B ) Mais la croissance prend sa source au sein des entreprises. Comment peut-on mettre en évidence la complémentarité entre la consommation et l’investissement au sein de la firme ? Le modèle standard de la microéconomie enseigne que la combinaison entre les facteurs travail et capital aboutit à un produit qui est écoulé sur le marché de concurrence parfaite. La croissance de la firme est obtenue par une augmentation des quantités de facteurs utilisés et/ou par des gains de productivité. L’augmentation des quantités de capital (qui se traduit concrètement par une augmentation de la quantité d’équipement dans l’entreprise) participe à l’augmentation de la taille de la firme et est le résultat de l’investissement par définition. Associée à une quantité de travail croissante elle aussi à un rythme proportionnel ou non à l’augmentation de la quantité de capital, cette situation permet à la firme d’avancer sur le sentier d’expansion.
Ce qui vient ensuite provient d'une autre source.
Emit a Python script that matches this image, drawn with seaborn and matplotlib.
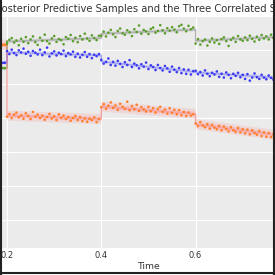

On voit bien le rapport entre l’investissement réalisé dans l’entreprise et l’augmentation de sa taille, donc sa croissance. D’ailleurs l’expression même d’ « investissement de capacité » désigne cette qualité qu’a l’investissement de permettre la hausse des « capacités » c'est-à-dire la croissance. Mais le rôle de la consommation est plus complexe dans ce modèle. L’idée est que l’entreprise qui met des produits sur le marché n’a aucune contrainte de débouché suivant en cela la loi des débouchés de J.B.Say. Elle peut donc augmenter les quantités produites sans risque à condition qu’elle suive les règles de la concurrence parfaite mais ceci est mécanique puisque le fait de déroger aux principes de la concurrence (contrainte de prix, contrainte de rémunération des facteurs de production…) l’exclut immédiatement du marché. Donc l’augmentation des quantités produites grâce à l’investissement trouve des débouchés automatiquement : l’offre (c’est à dire la production mais aussi l’investissement) crée sa propre demande c'est-à-dire que l’investissement crée la consommation. Et en agrégeant les données microéconomiques, on retrouve ce qui a été vu plus haut : la consommation et l’investissement sont bien complémentaires dans l’explication de la croissance, mais c’est une sorte de complémentarité automatique !

Ces mécanismes sont donc par trop simplificateurs et on peut réfléchir à la façon dont les firmes ont cherché à assurer leurs débouchés dans un cadre qui est plus proche de la réalité et qui est celui de la concurrence imparfaite. Dès les années 1930, Chamberlain analyse les processus de différenciation des produits mis en place par les firmes pour s’assurer un pouvoir de marché. Ces stratégies de différenciation sont au cœur du fonctionnement des entreprises pendant les 30 Glorieuses. En même temps que les produits sont standardisés les firmes s’attachent leurs clients en réfléchissant au petit point de détail qui fera la différence par rapport au concurrent…et elles investissent en fonction de cela, on assiste bien à un formidable cheminement qui va de l’investissement à la consommation et qui retourne à l’investissement et ainsi de suite…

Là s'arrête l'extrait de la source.